## Problem description
Only the lines from the one containing "Emit a Python" through the one containing "from bokeh.resources import INLINE" are to be copied, exactly and with both ends kept.

## Input data
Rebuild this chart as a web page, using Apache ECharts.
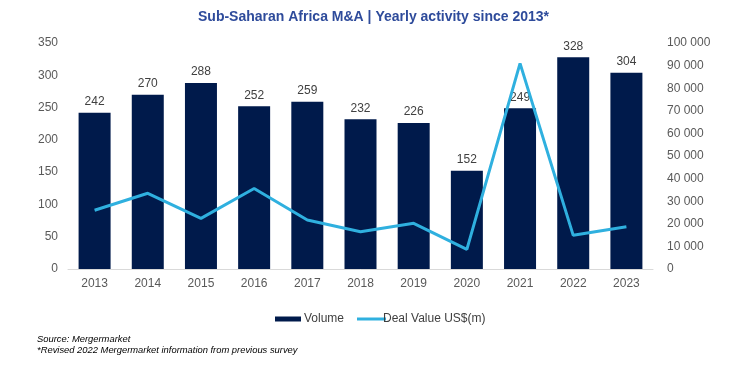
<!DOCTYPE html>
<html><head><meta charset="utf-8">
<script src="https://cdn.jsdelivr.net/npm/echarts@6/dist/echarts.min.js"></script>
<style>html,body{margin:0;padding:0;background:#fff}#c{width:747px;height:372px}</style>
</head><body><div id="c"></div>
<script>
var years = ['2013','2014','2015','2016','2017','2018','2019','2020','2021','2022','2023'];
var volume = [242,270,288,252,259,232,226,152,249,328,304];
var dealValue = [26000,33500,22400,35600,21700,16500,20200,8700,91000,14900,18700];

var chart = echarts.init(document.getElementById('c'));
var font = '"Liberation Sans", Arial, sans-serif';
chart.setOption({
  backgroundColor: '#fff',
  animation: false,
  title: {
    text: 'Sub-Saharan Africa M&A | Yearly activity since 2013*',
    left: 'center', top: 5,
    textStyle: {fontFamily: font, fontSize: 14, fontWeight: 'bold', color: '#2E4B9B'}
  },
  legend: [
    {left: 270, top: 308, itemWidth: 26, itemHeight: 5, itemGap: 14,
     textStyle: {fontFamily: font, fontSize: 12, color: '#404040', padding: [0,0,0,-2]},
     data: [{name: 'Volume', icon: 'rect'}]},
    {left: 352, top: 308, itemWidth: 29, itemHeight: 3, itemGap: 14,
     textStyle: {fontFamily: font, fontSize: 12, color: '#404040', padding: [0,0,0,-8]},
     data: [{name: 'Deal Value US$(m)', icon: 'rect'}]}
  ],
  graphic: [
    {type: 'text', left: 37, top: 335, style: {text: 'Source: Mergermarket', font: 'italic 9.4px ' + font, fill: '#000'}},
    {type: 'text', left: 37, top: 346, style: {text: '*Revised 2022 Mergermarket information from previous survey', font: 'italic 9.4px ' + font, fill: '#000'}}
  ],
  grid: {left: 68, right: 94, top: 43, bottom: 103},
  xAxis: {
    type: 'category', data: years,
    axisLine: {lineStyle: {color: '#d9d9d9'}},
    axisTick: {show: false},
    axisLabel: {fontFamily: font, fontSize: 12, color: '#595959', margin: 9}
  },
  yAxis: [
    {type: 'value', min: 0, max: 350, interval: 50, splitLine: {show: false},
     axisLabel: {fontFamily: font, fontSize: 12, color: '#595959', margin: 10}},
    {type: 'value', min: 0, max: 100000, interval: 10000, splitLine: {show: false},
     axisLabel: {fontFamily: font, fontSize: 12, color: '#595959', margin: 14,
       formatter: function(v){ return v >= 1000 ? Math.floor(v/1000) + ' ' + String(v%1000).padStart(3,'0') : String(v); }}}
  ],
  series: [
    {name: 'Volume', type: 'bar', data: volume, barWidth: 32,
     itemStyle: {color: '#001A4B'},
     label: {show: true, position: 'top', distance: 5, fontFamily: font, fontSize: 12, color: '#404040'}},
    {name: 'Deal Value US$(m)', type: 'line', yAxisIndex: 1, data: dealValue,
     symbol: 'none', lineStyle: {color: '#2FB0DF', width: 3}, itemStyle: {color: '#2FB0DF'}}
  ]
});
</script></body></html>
...
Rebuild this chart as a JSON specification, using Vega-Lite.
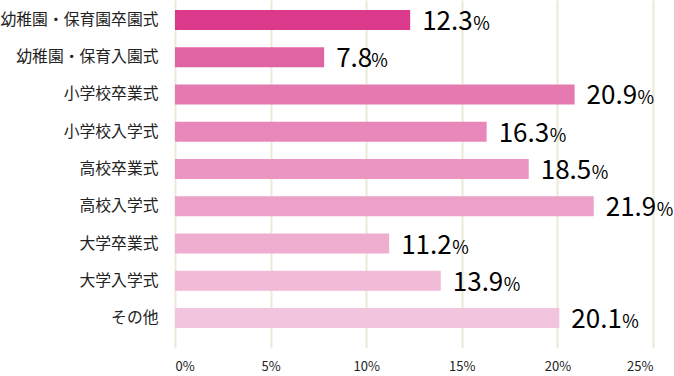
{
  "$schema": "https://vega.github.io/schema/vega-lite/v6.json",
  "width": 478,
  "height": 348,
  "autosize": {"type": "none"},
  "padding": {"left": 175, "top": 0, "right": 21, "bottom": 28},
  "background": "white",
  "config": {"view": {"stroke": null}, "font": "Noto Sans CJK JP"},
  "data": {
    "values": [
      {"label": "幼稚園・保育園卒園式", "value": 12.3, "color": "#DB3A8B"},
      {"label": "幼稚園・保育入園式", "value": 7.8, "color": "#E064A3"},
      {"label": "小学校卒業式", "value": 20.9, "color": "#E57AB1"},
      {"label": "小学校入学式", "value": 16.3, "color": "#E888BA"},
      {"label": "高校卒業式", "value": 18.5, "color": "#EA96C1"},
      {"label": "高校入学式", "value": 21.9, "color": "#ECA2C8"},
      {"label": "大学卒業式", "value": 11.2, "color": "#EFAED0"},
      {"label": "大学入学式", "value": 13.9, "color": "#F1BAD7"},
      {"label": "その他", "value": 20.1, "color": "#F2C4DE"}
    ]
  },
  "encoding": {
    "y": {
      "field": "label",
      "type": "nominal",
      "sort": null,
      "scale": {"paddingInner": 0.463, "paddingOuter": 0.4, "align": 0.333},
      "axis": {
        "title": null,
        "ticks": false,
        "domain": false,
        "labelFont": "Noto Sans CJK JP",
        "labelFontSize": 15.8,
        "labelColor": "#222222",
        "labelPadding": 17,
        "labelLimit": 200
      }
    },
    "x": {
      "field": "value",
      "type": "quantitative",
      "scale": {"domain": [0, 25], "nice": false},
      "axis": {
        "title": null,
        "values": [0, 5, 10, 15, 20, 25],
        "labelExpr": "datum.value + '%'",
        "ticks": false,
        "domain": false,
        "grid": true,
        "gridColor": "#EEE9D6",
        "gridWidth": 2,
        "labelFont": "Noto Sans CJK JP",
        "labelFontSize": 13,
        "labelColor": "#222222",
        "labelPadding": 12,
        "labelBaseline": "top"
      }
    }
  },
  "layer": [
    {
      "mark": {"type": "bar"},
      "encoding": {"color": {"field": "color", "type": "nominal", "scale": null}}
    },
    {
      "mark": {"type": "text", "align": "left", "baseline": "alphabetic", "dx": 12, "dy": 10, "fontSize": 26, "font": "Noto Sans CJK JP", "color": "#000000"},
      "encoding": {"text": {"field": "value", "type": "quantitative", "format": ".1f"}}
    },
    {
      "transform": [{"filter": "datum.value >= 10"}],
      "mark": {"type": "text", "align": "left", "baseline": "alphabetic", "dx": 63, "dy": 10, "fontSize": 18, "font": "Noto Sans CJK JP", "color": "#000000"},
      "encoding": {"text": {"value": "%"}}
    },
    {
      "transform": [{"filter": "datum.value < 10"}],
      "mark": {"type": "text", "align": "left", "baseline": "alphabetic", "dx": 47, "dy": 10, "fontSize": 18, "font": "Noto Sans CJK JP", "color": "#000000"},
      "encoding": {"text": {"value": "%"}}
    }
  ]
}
---
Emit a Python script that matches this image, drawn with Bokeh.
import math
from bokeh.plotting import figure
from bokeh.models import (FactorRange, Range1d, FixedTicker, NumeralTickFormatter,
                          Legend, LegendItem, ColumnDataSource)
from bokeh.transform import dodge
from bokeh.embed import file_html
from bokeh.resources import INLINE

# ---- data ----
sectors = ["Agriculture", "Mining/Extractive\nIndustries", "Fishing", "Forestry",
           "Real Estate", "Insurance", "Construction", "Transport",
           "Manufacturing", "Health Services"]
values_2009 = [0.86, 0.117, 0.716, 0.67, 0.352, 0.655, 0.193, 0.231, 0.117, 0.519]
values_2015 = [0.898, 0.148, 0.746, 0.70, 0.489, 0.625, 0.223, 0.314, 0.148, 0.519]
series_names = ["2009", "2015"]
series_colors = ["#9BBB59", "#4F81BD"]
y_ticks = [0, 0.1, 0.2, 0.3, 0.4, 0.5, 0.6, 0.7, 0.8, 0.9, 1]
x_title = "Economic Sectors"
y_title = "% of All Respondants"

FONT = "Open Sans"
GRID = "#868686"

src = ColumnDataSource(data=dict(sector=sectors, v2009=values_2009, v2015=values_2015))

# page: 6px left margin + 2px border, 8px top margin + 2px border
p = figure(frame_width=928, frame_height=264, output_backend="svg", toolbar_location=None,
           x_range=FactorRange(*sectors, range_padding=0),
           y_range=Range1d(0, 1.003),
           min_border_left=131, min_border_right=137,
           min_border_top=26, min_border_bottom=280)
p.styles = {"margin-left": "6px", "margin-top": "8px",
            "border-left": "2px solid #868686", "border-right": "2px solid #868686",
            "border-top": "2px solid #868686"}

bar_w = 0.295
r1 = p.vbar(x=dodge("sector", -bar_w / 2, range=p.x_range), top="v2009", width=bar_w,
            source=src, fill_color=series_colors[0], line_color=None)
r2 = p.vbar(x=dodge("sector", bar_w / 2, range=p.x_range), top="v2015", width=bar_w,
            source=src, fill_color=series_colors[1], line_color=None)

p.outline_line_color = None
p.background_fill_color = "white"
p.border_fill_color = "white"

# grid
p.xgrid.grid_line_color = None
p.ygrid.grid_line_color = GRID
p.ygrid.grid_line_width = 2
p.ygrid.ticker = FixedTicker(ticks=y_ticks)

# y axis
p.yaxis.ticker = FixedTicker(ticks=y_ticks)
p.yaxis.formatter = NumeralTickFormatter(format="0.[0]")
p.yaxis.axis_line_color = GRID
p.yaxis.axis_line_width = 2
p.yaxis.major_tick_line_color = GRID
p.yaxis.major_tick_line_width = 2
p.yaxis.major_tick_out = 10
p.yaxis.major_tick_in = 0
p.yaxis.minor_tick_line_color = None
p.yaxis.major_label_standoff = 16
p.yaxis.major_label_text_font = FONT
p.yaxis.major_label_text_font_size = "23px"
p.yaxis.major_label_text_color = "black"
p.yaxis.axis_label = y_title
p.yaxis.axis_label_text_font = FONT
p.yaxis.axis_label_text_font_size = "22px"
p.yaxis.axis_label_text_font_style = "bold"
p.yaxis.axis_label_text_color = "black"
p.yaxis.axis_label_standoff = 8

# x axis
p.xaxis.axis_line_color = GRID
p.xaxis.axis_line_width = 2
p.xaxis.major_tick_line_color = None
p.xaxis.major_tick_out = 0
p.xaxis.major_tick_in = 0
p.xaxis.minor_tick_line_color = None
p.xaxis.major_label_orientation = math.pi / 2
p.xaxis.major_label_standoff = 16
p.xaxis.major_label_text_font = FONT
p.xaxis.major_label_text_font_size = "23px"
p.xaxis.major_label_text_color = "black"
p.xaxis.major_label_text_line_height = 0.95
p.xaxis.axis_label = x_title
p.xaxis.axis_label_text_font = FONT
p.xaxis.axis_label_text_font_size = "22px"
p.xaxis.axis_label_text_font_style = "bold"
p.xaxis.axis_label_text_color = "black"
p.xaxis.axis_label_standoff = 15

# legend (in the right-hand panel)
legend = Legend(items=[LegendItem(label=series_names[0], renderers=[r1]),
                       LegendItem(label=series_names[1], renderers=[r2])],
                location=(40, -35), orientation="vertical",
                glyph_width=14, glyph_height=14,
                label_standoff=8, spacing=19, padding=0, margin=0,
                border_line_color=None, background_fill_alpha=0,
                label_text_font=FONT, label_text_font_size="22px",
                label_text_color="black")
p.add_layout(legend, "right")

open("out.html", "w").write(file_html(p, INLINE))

## Exercise response
Emit a Python script that matches this image, drawn with Bokeh.
import math
from bokeh.plotting import figure
from bokeh.models import (FactorRange, Range1d, FixedTicker, NumeralTickFormatter,
                          Legend, LegendItem, ColumnDataSource)
from bokeh.transform import dodge
from bokeh.embed import file_html
from bokeh.resources import INLINE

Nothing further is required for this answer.